İngilizce - Türkçe
sıklık sırası: 113 GREAT = [greyt] adjective
1 büyük, kocaman * eşanlamlı : big, large, huge, enormous, immense, colossal, gigantic * karşıtanlamlı : small
İngilizce örnek : It was a great mistake.
Türkçe çevirisi : Büyük bir hataydı.
İngilizce örnek : I have great respect for her ideas.
Türkçe çevirisi : Onun fikirlerine büyük saygım vardır.
İngilizce örnek : He's reading something with great interest.
Türkçe çevirisi : Büyük bir ilgi ile bir şey okuyor.

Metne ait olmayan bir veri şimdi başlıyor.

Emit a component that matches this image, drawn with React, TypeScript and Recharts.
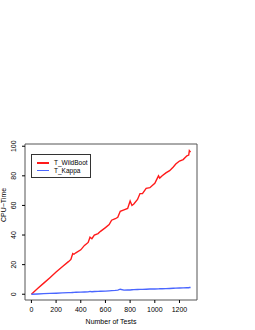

2 harika, çok iyi * eşanlamlı : excellent, wonderful, marvellous * karşıtanlamlı : awful
İngilizce örnek : You are great.
Türkçe çevirisi : Harikasın.
İngilizce örnek : I had a great time in Antalya.
Türkçe çevirisi : Antalya’da harika vakit geçirdim.
İngilizce örnek : He was a great friend of mine.
Türkçe çevirisi : Harika bir arkadaşımdı.
3 önemli, büyük, başaralı, ünlü * eşanlamlı : important, noteworthy, significant, distinguished * karşıtanlamlı : insignificant, trivial
İngilizce örnek : Atatürk was a great leader.
Türkçe çevirisi : Atatürk büyük bir liderdi.
İngilizce örnek : That was a great achievement.
Türkçe çevirisi : O büyük bir başarıydı.
* a great deal (of) = çok
İngilizce örnek : His dog barks a great deal.
Türkçe çevirisi : Köpeği çok havlıyor.
İngilizce örnek : The soldiers showed a great deal of courage.
Türkçe çevirisi : Askerler çok cesaret gösterdiler.